Suppression of secondary electron emission from polyimide materials with parallel and crossed groove structures

Polyimide materials (PI) are extensively used in aerospace applications, but exhibit a high secondary electron yield (SEY). In this research, we employed a femtosecond laser etching technique to create surface microstructures with various morphologies and structural parameters on PI materials to suppress secondary electron emission (SEE). SEM images confirmed the etching of microstructures with diverse morphologies and parameters on the PI surface, resulting in the formation of nano-scale structures. Analysis of surface elements following laser etching revealed an increase in C and N content and a decrease in O content. These findings were corroborated by EDS and XPS analyses. For parallel groove (PG), increasing transverse width was effectively countered by increasing longitudinal depth.
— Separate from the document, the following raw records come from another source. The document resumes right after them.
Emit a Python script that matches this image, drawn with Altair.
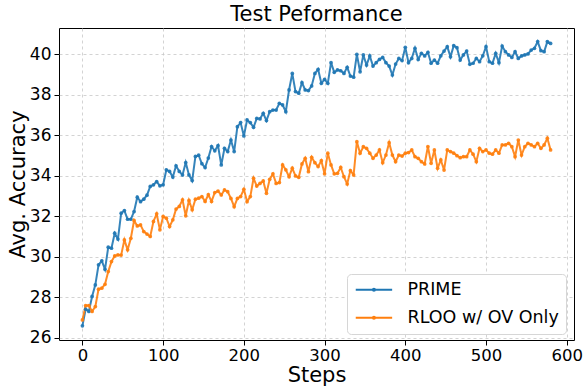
import altair as alt
import pandas as pd

steps = list(range(0, 581, 4))

prime = [
    26.60, 27.42, 27.31, 28.05, 28.62, 29.61, 29.81, 29.39, 30.48, 30.43,
    31.17, 30.88, 32.16, 32.29, 31.86, 31.86, 32.24, 32.95, 32.73, 32.85,
    33.05, 33.48, 33.56, 33.72, 33.51, 33.56, 34.30, 34.22, 33.94, 34.50,
    34.22, 34.05, 34.66, 34.05, 33.77, 34.96, 35.02, 34.60, 34.41, 34.88,
    35.45, 35.24, 35.50, 34.54, 35.36, 35.20, 35.77, 35.20, 36.43, 36.63,
    35.97, 36.76, 36.63, 36.40, 36.84, 36.81, 37.09, 36.73, 37.17, 37.25,
    37.25, 37.58, 37.50, 37.17, 38.24, 39.06, 38.16, 38.08, 38.60, 38.24,
    38.21, 38.44, 39.06, 39.26, 38.57, 38.77, 38.57, 39.59, 39.11, 39.23,
    39.19, 39.06, 39.36, 38.93, 38.87, 40.00, 39.14, 39.97, 39.47, 39.92,
    39.42, 39.59, 39.75, 39.85, 39.59, 39.42, 38.98, 39.52, 39.80, 39.69,
    40.35, 39.59, 39.80, 40.30, 39.75, 40.05, 39.92, 40.10, 39.56, 39.72,
    39.56, 39.93, 40.16, 40.38, 39.88, 40.43, 40.33, 39.72, 39.97, 40.16,
    39.51, 39.56, 39.80, 39.64, 39.93, 40.38, 39.64, 39.56, 40.05, 39.59,
    40.41, 40.13, 39.97, 39.85, 40.13, 39.80, 39.92, 39.97, 40.02, 40.21,
    40.30, 40.63, 40.18, 40.13, 40.63, 40.54,
]

rloo = [
    26.89, 27.60, 27.60, 27.31, 27.55, 28.41, 28.46, 28.65, 29.28, 29.77,
    30.05, 30.10, 30.09, 30.84, 30.35, 30.92, 31.80, 31.53, 31.58, 31.25,
    31.13, 31.01, 31.75, 32.13, 31.34, 32.00, 31.91, 31.50, 31.83, 32.36,
    32.49, 32.82, 32.03, 32.79, 32.33, 32.85, 32.90, 32.98, 32.74, 33.07,
    32.74, 33.18, 33.25, 33.06, 33.31, 33.22, 32.89, 32.48, 32.89, 32.98,
    33.34, 32.73, 32.98, 33.88, 33.50, 33.63, 33.75, 33.14, 33.83, 34.10,
    33.63, 33.67, 34.54, 34.30, 33.96, 34.38, 34.00, 33.93, 34.59, 34.87,
    34.21, 34.92, 34.65, 34.46, 34.75, 34.10, 35.12, 34.54, 34.10, 34.13,
    34.42, 33.96, 33.60, 34.26, 34.05, 35.69, 35.12, 35.44, 35.36, 35.12,
    34.87, 35.03, 35.28, 34.65, 35.03, 35.64, 35.03, 34.70, 35.03, 34.98,
    35.12, 35.15, 35.28, 34.95, 34.87, 34.70, 34.59, 35.45, 34.62, 35.28,
    34.38, 34.79, 34.29, 35.28, 35.20, 35.12, 35.00, 34.90, 34.95, 34.95,
    35.28, 35.07, 34.70, 35.36, 35.20, 35.28, 35.12, 35.07, 35.28, 35.12,
    35.53, 35.53, 35.61, 35.44, 34.95, 35.77, 35.03, 35.44, 35.61, 35.53,
    35.44, 35.61, 35.36, 35.53, 35.86, 35.28,
]

series_names = ["PRIME", "RLOO w/ OV Only"]
series_colors = ["#1f77b4", "#ff7f0e"]
x_ticks = [0, 100, 200, 300, 400, 500, 600]
y_ticks = [26, 28, 30, 32, 34, 36, 38, 40]

df = pd.concat([
    pd.DataFrame({"step": steps, "acc": prime, "method": series_names[0]}),
    pd.DataFrame({"step": steps, "acc": rloo, "method": series_names[1]}),
])

FONT = "DejaVu Sans"

x = alt.X("step:Q", title="Steps",
          scale=alt.Scale(domain=[-29, 609], nice=False, zero=False),
          axis=alt.Axis(values=x_ticks, format="d"))
y = alt.Y("acc:Q", title="Avg. Accuracy",
          scale=alt.Scale(domain=[25.9, 41.3], nice=False, zero=False),
          axis=alt.Axis(values=y_ticks, format="d"))

# legend symbol: a line segment with a dot in its middle (unit = 7 px)
legend_symbol = ("M-1,0L4.2,0M1.75,0A0.15,0.15,0,1,1,1.45,0"
                 "A0.15,0.15,0,1,1,1.75,0")

color = alt.Color("method:N",
                  scale=alt.Scale(domain=series_names, range=series_colors),
                  legend=alt.Legend(
                      title=None, orient="none", legendX=288, legendY=246,
                      strokeColor="#d6d6d6", fillColor="white", cornerRadius=4,
                      padding=7, labelFontSize=17.5, labelFont=FONT, labelColor="black",
                      symbolType=legend_symbol, symbolSize=196,
                      symbolStrokeWidth=2, rowPadding=9,
                      labelOffset=36, symbolOpacity=1))

base = alt.Chart(df)
lines = base.mark_line(strokeWidth=2, opacity=0.9).encode(
    x=x, y=y, color=color, detail="method:N", order="step:Q")
points = base.mark_point(filled=True, size=14, opacity=0.9).encode(
    x=x, y=y, color=alt.Color("method:N",
                              scale=alt.Scale(domain=series_names, range=series_colors),
                              legend=None))

chart = alt.layer(lines, points).properties(
    width=515, height=312,
    title=alt.Title("Test Peformance", fontSize=21, font=FONT, fontWeight="normal",
                    color="black", offset=3),
    autosize=alt.AutoSizeParams(type="none"),
    padding={"left": 59, "top": 28, "right": 9, "bottom": 46},
).configure_view(
    stroke="black", strokeWidth=1
).configure_axis(
    domain=False, tickColor="black", tickSize=5, tickWidth=1,
    labelFont=FONT, labelColor="black",
    titleFontSize=21, titleFont=FONT, titleFontWeight="normal", titleColor="black",
    grid=True, gridColor="#c8c8c8", gridDash=[3, 3], gridWidth=0.8,
).configure_axisY(titlePadding=1, labelPadding=3, labelFontSize=17
).configure_axisX(titlePadding=1, labelPadding=2, labelFontSize=16.5)

chart.save("out.html", embed_options={"renderer": "svg", "actions": False})
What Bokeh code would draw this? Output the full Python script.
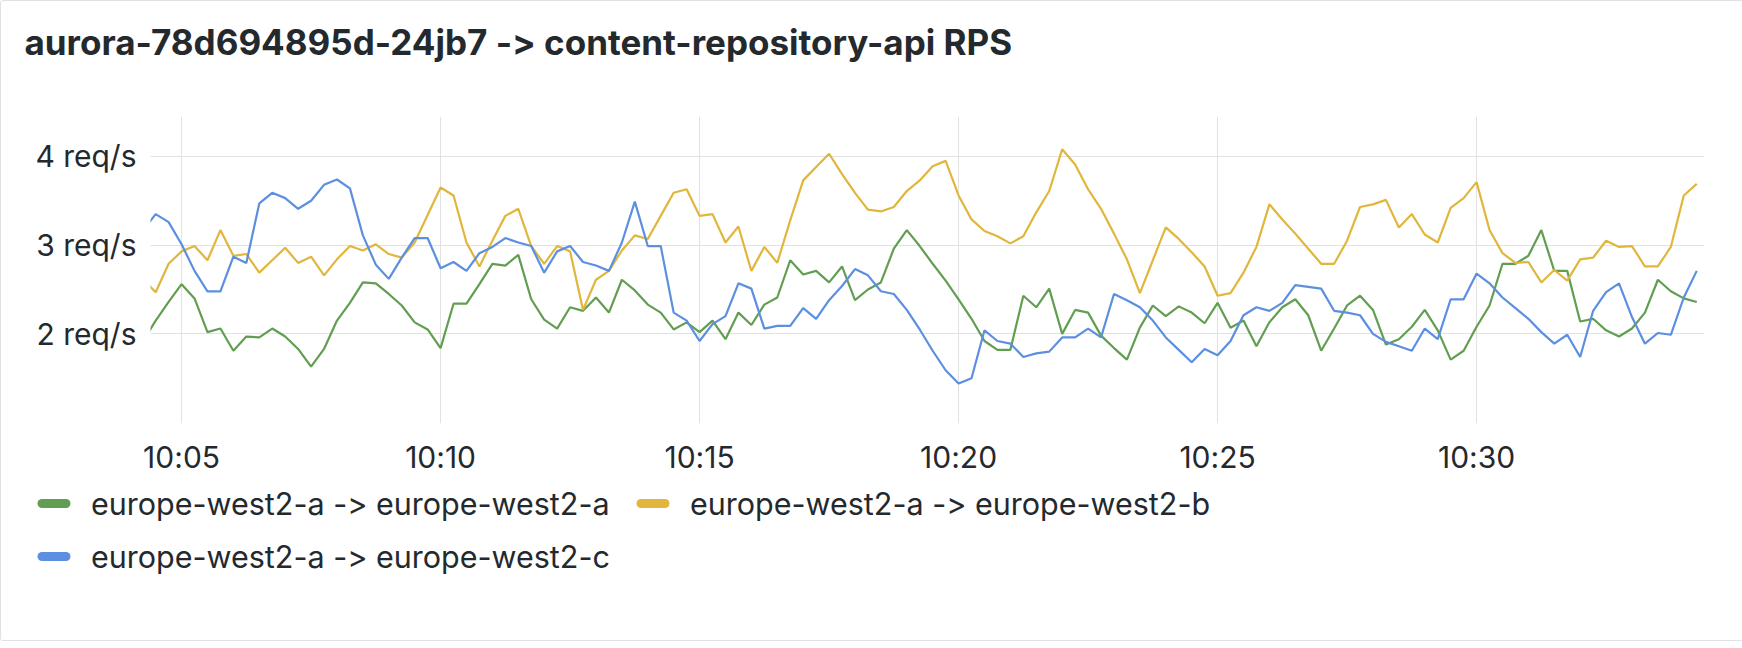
import pandas as pd
from bokeh.plotting import figure
from bokeh.layouts import column
from bokeh.models import (Range1d, FixedTicker, PrintfTickFormatter, DatetimeTickFormatter,
                          Label, InlineStyleSheet)
from bokeh.embed import file_html
from bokeh.resources import INLINE

title_text = "aurora-78d694895d-24jb7 -> content-repository-api RPS"
series_names = ["europe-west2-a -> europe-west2-a",
                "europe-west2-a -> europe-west2-b",
                "europe-west2-a -> europe-west2-c"]
day = "2024-01-01 "
first_sample = "10:04:15"
step = "15s"
window = ("10:04:24", "10:34:24")
x_tick_labels = ["10:05", "10:10", "10:15", "10:20", "10:25", "10:30"]
y_ticks = [2, 3, 4]

a_to_a = [1.91,
    2.15, 2.36, 2.56, 2.40, 2.02, 2.06, 1.81, 1.97, 1.96, 2.06,
    1.97, 1.83, 1.63, 1.83, 2.15, 2.35, 2.58, 2.57, 2.45, 2.32,
    2.13, 2.05, 1.84, 2.34, 2.34, 2.56, 2.79, 2.77, 2.89, 2.39,
    2.16, 2.06, 2.30, 2.26, 2.41, 2.24, 2.61, 2.49, 2.33, 2.24,
    2.05, 2.13, 2.02, 2.15, 1.94, 2.24, 2.10, 2.33, 2.41, 2.83,
    2.67, 2.71, 2.58, 2.76, 2.38, 2.50, 2.58, 2.96, 3.17, 2.99,
    2.79, 2.60, 2.39, 2.17, 1.92, 1.82, 1.82, 2.43, 2.30, 2.51,
    2.00, 2.27, 2.24, 1.98, 1.84, 1.71, 2.07, 2.32, 2.20, 2.31,
    2.24, 2.12, 2.35, 2.07, 2.15, 1.86, 2.13, 2.30, 2.39, 2.21,
    1.81, 2.06, 2.32, 2.43, 2.27, 1.88, 1.94, 2.08, 2.27, 2.04,
    1.71, 1.81, 2.08, 2.32, 2.79, 2.79, 2.88, 3.17, 2.71, 2.71,
    2.14, 2.17, 2.04, 1.97, 2.06, 2.24, 2.61, 2.48, 2.40, 2.36]

a_to_b = [2.62,
    2.47, 2.79, 2.93, 2.99, 2.83, 3.17, 2.88, 2.90, 2.69, 2.83,
    2.97, 2.80, 2.87, 2.66, 2.84, 2.99, 2.94, 3.01, 2.90, 2.86,
    3.03, 3.34, 3.65, 3.56, 3.03, 2.76, 3.05, 3.33, 3.41, 2.99,
    2.79, 2.99, 2.93, 2.27, 2.61, 2.71, 2.94, 3.11, 3.07, 3.33,
    3.59, 3.63, 3.33, 3.35, 3.03, 3.21, 2.71, 2.98, 2.80, 3.28,
    3.73, 3.88, 4.03, 3.80, 3.59, 3.40, 3.38, 3.43, 3.61, 3.73,
    3.89, 3.95, 3.56, 3.29, 3.16, 3.10, 3.02, 3.10, 3.37, 3.61,
    4.08, 3.91, 3.63, 3.41, 3.13, 2.84, 2.46, 2.83, 3.20, 3.07,
    2.92, 2.76, 2.43, 2.46, 2.69, 2.98, 3.46, 3.29, 3.13, 2.96,
    2.79, 2.79, 3.05, 3.43, 3.46, 3.51, 3.20, 3.35, 3.12, 3.03,
    3.42, 3.53, 3.71, 3.17, 2.91, 2.80, 2.81, 2.58, 2.72, 2.60,
    2.84, 2.86, 3.05, 2.98, 2.99, 2.76, 2.76, 2.98, 3.56, 3.69]

a_to_c = [3.16,
    3.35, 3.26, 3.01, 2.71, 2.48, 2.48, 2.87, 2.80, 3.47, 3.59,
    3.53, 3.41, 3.50, 3.68, 3.74, 3.64, 3.11, 2.78, 2.62, 2.86,
    3.08, 3.08, 2.74, 2.81, 2.71, 2.91, 2.98, 3.08, 3.03, 2.99,
    2.69, 2.93, 2.99, 2.81, 2.77, 2.71, 3.03, 3.49, 2.99, 2.99,
    2.24, 2.15, 1.92, 2.11, 2.20, 2.57, 2.51, 2.06, 2.09, 2.09,
    2.29, 2.17, 2.38, 2.54, 2.73, 2.66, 2.48, 2.45, 2.27, 2.05,
    1.81, 1.59, 1.44, 1.50, 2.04, 1.92, 1.89, 1.74, 1.78, 1.80,
    1.96, 1.96, 2.06, 1.96, 2.45, 2.38, 2.30, 2.15, 1.96, 1.82,
    1.68, 1.83, 1.76, 1.92, 2.21, 2.30, 2.26, 2.35, 2.55, 2.53,
    2.51, 2.26, 2.24, 2.21, 2.00, 1.91, 1.86, 1.81, 2.06, 1.94,
    2.39, 2.39, 2.68, 2.57, 2.41, 2.29, 2.17, 2.02, 1.89, 1.99,
    1.74, 2.26, 2.47, 2.57, 2.19, 1.89, 2.01, 1.99, 2.41, 2.71]

colors = ["#629E51", "#E0B63C", "#5C8FE0"]
series = [a_to_a, a_to_b, a_to_c]

times = pd.date_range(day + first_sample, periods=len(a_to_a), freq=step)
tick_ms = [int(pd.Timestamp(day + t).value // 10**6) for t in x_tick_labels]

TEXT = "#24292e"
FONT = "Inter"
NO_CALT = "* { font-feature-settings: 'calt' 0, 'liga' 0 !important; font-variant-ligatures: none !important; }"
HOST_STYLE = {"font-feature-settings": "'calt' 0, 'liga' 0", "font-variant-ligatures": "none"}

W = 1742
HEAD_H, MAIN_H, FOOT_H = 115, 367, 157


def free_frame(f):
    if "frame_align" in f.properties():
        f.frame_align = False


def blank_fig(h):
    f = figure(width=W, height=h, output_backend="svg", toolbar_location=None,
               x_axis_location=None, y_axis_location=None, min_border=0,
               x_range=Range1d(0, W), y_range=Range1d(h, 0))
    f.outline_line_color = None
    f.grid.visible = False
    f.background_fill_color = "white"
    f.border_fill_color = "white"
    f.styles = HOST_STYLE
    f.stylesheets = [InlineStyleSheet(css=NO_CALT)]
    free_frame(f)
    return f


# ---- title strip -------------------------------------------------------------
head = blank_fig(HEAD_H)
head.add_layout(Label(x=23, y=40, text=title_text,
                      text_font=FONT, text_font_size="35px", text_font_style="bold",
                      text_color=TEXT, text_baseline="middle", text_align="left"))

# ---- main chart --------------------------------------------------------------
p = figure(width=W, height=MAIN_H, x_axis_type="datetime", output_backend="svg",
           toolbar_location=None,
           x_range=Range1d(pd.Timestamp(day + window[0]), pd.Timestamp(day + window[1])),
           y_range=Range1d(0.99, 4.45),
           min_border_left=149, min_border_right=39, min_border_top=0, min_border_bottom=60)
p.styles = HOST_STYLE
p.stylesheets = [InlineStyleSheet(css=NO_CALT)]
free_frame(p)
p.outline_line_color = None
p.background_fill_color = "white"
p.border_fill_color = "white"

for vals, c in zip(series, colors):
    p.line(x=times, y=vals, line_color=c, line_width=2.2)

p.xaxis.ticker = FixedTicker(ticks=tick_ms)
p.xaxis.formatter = DatetimeTickFormatter(minutes="%H:%M", hourmin="%H:%M", hours="%H:%M",
                                          minsec="%H:%M", seconds="%H:%M")
p.yaxis.ticker = FixedTicker(ticks=y_ticks)
p.yaxis.formatter = PrintfTickFormatter(format="%d req/s")
p.xgrid.ticker = FixedTicker(ticks=tick_ms)
p.ygrid.ticker = FixedTicker(ticks=y_ticks)
for g in (p.xgrid, p.ygrid):
    g.grid_line_color = "#e2e2e2"
    g.grid_line_width = 1

for ax in (p.xaxis, p.yaxis):
    ax.axis_line_color = None
    ax.major_tick_line_color = None
    ax.minor_tick_line_color = None
    ax.major_tick_in = 0
    ax.major_tick_out = 0
    ax.minor_tick_in = 0
    ax.minor_tick_out = 0
    ax.major_label_text_font = FONT
    ax.major_label_text_font_size = "30px"
    ax.major_label_text_color = TEXT
p.yaxis.major_label_standoff = 14
p.xaxis.major_label_standoff = 15

# ---- legend strip (swatch + label per series) --------------------------------
foot = blank_fig(FOOT_H)
legend_slots = [(40.5, 20), (639.5, 20), (40.5, 73)]   # swatch start / row centre, px
SWATCH_LEN, TEXT_GAP = 24, 25
for name, c, (sx, sy) in zip(series_names, colors, legend_slots):
    foot.segment(x0=[sx], y0=[sy], x1=[sx + SWATCH_LEN], y1=[sy],
                 line_color=c, line_width=9, line_cap="round")
    foot.add_layout(Label(x=sx + SWATCH_LEN + TEXT_GAP, y=sy, text=name,
                          text_font=FONT, text_font_size="30.5px", text_color=TEXT,
                          text_baseline="middle", text_align="left"))

page = column(head, p, foot, spacing=0)
page.styles = {"border": "1px solid #dfe1e4", "border-radius": "3px"}
open("out.html", "w").write(file_html(page, INLINE))
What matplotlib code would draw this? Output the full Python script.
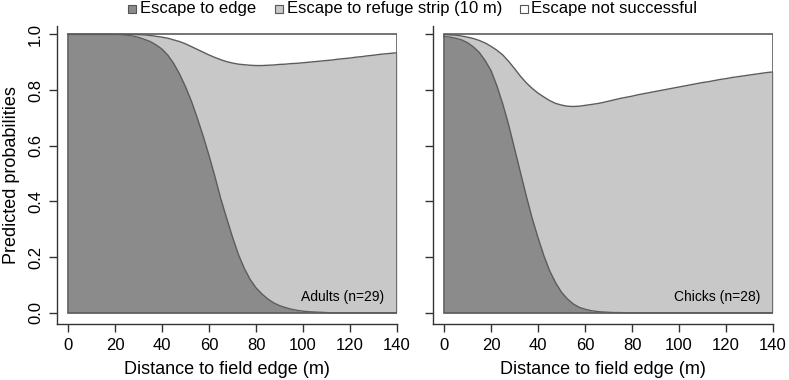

For cross groove (CG), increasing transverse width was accompanied by an increase in longitudinal depth, leading to a reduction in SEY, though longitudinal depth had a smaller effect. Notably, the 40-60 of CG decreased the maximum SEY of PI material from 1.72 to 1.09. It can be indicated that the femtosecond laser treatment imparts unique etching characteristics to PI materials, which significantly mitigate the SEE. This research offers new insights and references for research aimed at reducing SEE in PI materials and other similar substances.